“The walking is good…to keep the blood and the brain stirred up and active” –Mark Twain
Written more than 100 years ago, by a man with no institutional medical training, these words could be the mantra of several new programs designed to combat chronic health problems by encouraging people simply to go outside. Inspired by the recognition that children in particular spend far less time outside today than in the past, the headline example of these programs comes from Washington, DC where a local doctor is writing prescriptions telling children to spend more time in parks. While it may seem like a simple, even unscientific, idea, the benefits are real and apparent in his patients. More importantly, the program provides a blueprint for future environmental public health interventions.
Similar programs are appearing in other parts of the United States. The Centers for Disease Control (CDC) has partnered with the National Recreation and Parks Association to create park prescription programs around the country. These programs focus primarily on using the parks in order to increase exercise and combat diseases like obesity and diabetes. There are additional benefits related to psychological well-being and increased connection with the natural world. Beyond health and mental benefits, the programs are an exercise in community building. By encouraging utilization of the parks, they ensure that common spaces remain accessible to the entire community. Greater utilization from larger groups brings the community together in common spaces and encourages long-term maintenance of individual health as well as the health of the infrastructure (parks).

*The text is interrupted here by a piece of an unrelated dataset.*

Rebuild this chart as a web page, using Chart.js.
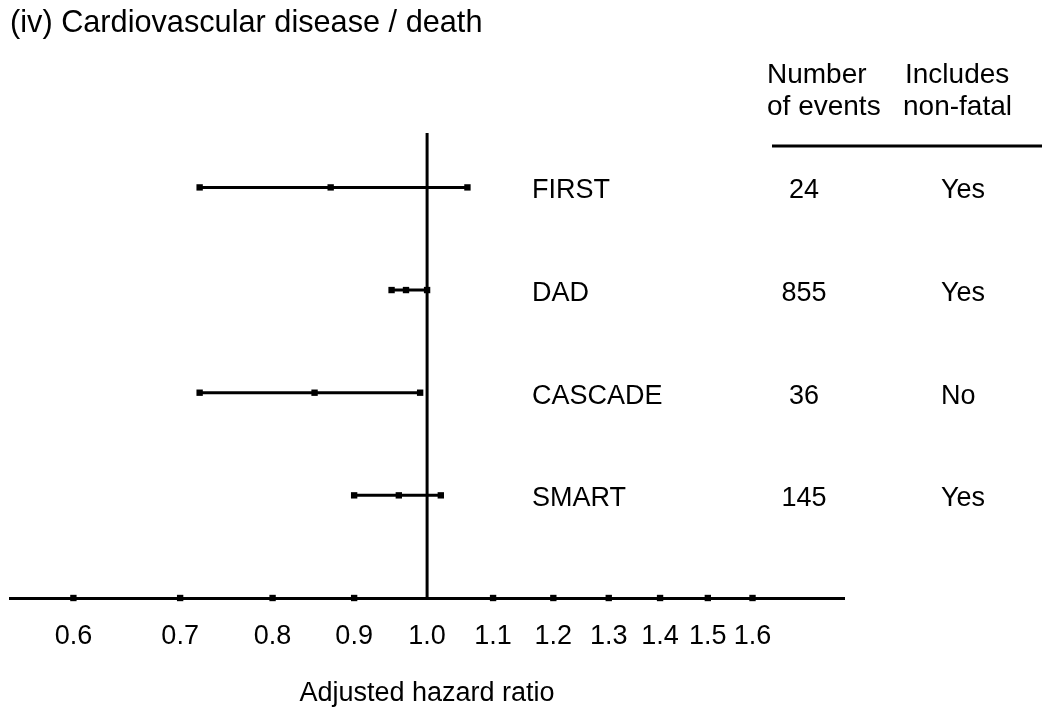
<!DOCTYPE html>
<html lang="en">
<head>
    <meta charset="UTF-8">
    <title>Cardiovascular disease / death</title>
    <script src="https://cdn.jsdelivr.net/npm/chart.js"></script>
    <style>
        html, body { margin: 0; padding: 0; background: #fff; }
        canvas { display: block; }
    </style>
</head>
<body>
    <canvas id="forest" width="1050" height="721"></canvas>

    <script>
        // Data
        const studies = ['FIRST', 'DAD', 'CASCADE', 'SMART'];
        const hrLow = [0.72, 0.95, 0.72, 0.90];
        const hrEst = [0.87, 0.97, 0.85, 0.96];
        const hrHigh = [1.06, 1.00, 0.99, 1.02];
        const events = ['24', '855', '36', '145'];
        const nonFatal = ['Yes', 'Yes', 'No', 'Yes'];
        const tickValues = [0.6, 0.7, 0.8, 0.9, 1.0, 1.1, 1.2, 1.3, 1.4, 1.5, 1.6];

        const FONT = '"Liberation Sans", Arial, sans-serif';
        const yTop = 4.53;

        // rows: first study at top
        const rowOf = i => studies.length - i;

        const datasets = studies.map((name, i) => ({
            label: name,
            data: [
                { x: hrLow[i], y: rowOf(i) },
                { x: hrEst[i], y: rowOf(i) },
                { x: hrHigh[i], y: rowOf(i) }
            ],
            showLine: true,
            borderColor: '#000',
            borderWidth: 3,
            pointStyle: 'rect',
            pointRadius: 4.5,
            pointBorderWidth: 0,
            pointBackgroundColor: '#000',
            clip: false
        }));

        // line of no effect
        datasets.push({
            label: 'ref',
            data: [{ x: 1, y: 0 }, { x: 1, y: yTop }],
            showLine: true,
            borderColor: '#000',
            borderWidth: 3,
            pointRadius: 0,
            clip: false
        });

        // square tick marks on the axis (none where the reference line sits)
        datasets.push({
            label: 'ticks',
            data: tickValues.filter(v => v !== 1).map(v => ({ x: v, y: 0 })),
            showLine: false,
            pointStyle: 'rect',
            pointRadius: 4.5,
            pointBorderWidth: 0,
            pointBackgroundColor: '#000',
            clip: false
        });

        // text outside the plot: title, study names, table columns
        const textPlugin = {
            id: 'forestText',
            afterDraw(chart) {
                const ctx = chart.ctx;
                const y = chart.scales.y;
                ctx.save();
                ctx.fillStyle = '#000';
                ctx.textBaseline = 'alphabetic';

                ctx.font = '30.7px ' + FONT;
                ctx.textAlign = 'left';
                ctx.fillText('(iv) Cardiovascular disease / death', 10, 32);

                ctx.font = '28px ' + FONT;
                ctx.fillText('Number', 767, 83);
                ctx.fillText('of events', 767, 115);
                ctx.fillText('Includes', 905, 83);
                ctx.fillText('non-fatal', 903, 115);

                ctx.strokeStyle = '#000';
                ctx.lineWidth = 3;
                ctx.beginPath();
                ctx.moveTo(772, 146);
                ctx.lineTo(1042, 146);
                ctx.stroke();

                ctx.font = '27px ' + FONT;
                studies.forEach((name, i) => {
                    const py = y.getPixelForValue(rowOf(i)) + 11;
                    ctx.textAlign = 'left';
                    ctx.fillText(name, 532, py);
                    ctx.textAlign = 'center';
                    ctx.fillText(events[i], 804, py);
                    ctx.textAlign = 'left';
                    ctx.fillText(nonFatal[i], 941, py);
                });
                ctx.restore();
            }
        };

        const chart = new Chart(document.getElementById('forest'), {
            type: 'scatter',
            data: { datasets },
            options: {
                responsive: false,
                animation: false,
                devicePixelRatio: 1,
                layout: { padding: { left: 10, right: 206, top: 133, bottom: 0 } },
                plugins: {
                    legend: { display: false },
                    tooltip: { enabled: false }
                },
                scales: {
                    x: {
                        type: 'logarithmic',
                        position: 'bottom',
                        min: 0.5475,
                        max: 1.826,
                        grid: { display: false },
                        border: { display: true, color: '#000', width: 3 },
                        afterBuildTicks: scale => {
                            scale.ticks = tickValues.map(v => ({ value: v }));
                        },
                        afterFit: scale => { scale.height = 123; },
                        ticks: {
                            autoSkip: false,
                            maxRotation: 0,
                            minRotation: 0,
                            padding: 14,
                            color: '#000',
                            font: { size: 27, family: FONT },
                            callback: v => Number(v).toFixed(1)
                        },
                        title: {
                            display: true,
                            text: 'Adjusted hazard ratio',
                            color: '#000',
                            font: { size: 27, family: FONT },
                            padding: { top: 0, bottom: 11 }
                        }
                    },
                    y: {
                        type: 'linear',
                        min: 0,
                        max: yTop,
                        display: false
                    }
                }
            },
            plugins: [textPlugin]
        });
    </script>
</body>
</html>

If that was all these programs accomplished they would be interesting but not as notable. But the DC program is more than just a doctor using creative prescriptions to help his patients. It’s also another example of how data can be used to improve an already good program. The program has built a database of all of the parks in DC that people can search by zip code. In addition to location, the database provides information about park attributes and can therefore recommend specific parks and activities based on what they want to do and where they live. With a database of just under 400 parks this might not qualify as Big Data but it shows how the availability and accessibility of data can be used effectively to strengthen public health interventions. Telling people to go outside is beneficial, but when you can tell them exactly where to go to do the things that most interest them it makes the program that much more effective.
This program should be commended for its design and the example it sets for other environmental public health interventions. It is not dependent on expensive treatment or continual outside intervention and so should be viable in the long-term and able to stand on its own. Further, rather than just talking about the benefits of Big Data, it effectively uses data to accentuate the program’s impact.
We know that the environment can make us sick. We also know that it can help keep us healthy. These prescriptions for parks programs have acknowledged this relationship and found ways to take advantage of it in ways that help patients. And while it uses data to inform the program, it is not dependent upon it or any other fragile system. All it depends upon is people going outside and walking. It is imminently scalable as well; as more people participate it will become easier to grow as exercising becomes a social, community event. And that leaves us with the full Twain quote from above:
“The walking is good to time the movement of the tongue by, and to keep the blood and the brain stirred up and active; the scenery and the woodsy smells are good to bear in upon a man an unconscious and unobtrusive charm and solace to eye and soul and sense; but the supreme pleasure comes from the talk. It is no matter whether one talks wisdom or nonsense, the case is the same, the bulk of the enjoyment lies in the wagging of the gladsome jaw and the flapping of the sympathetic ear.”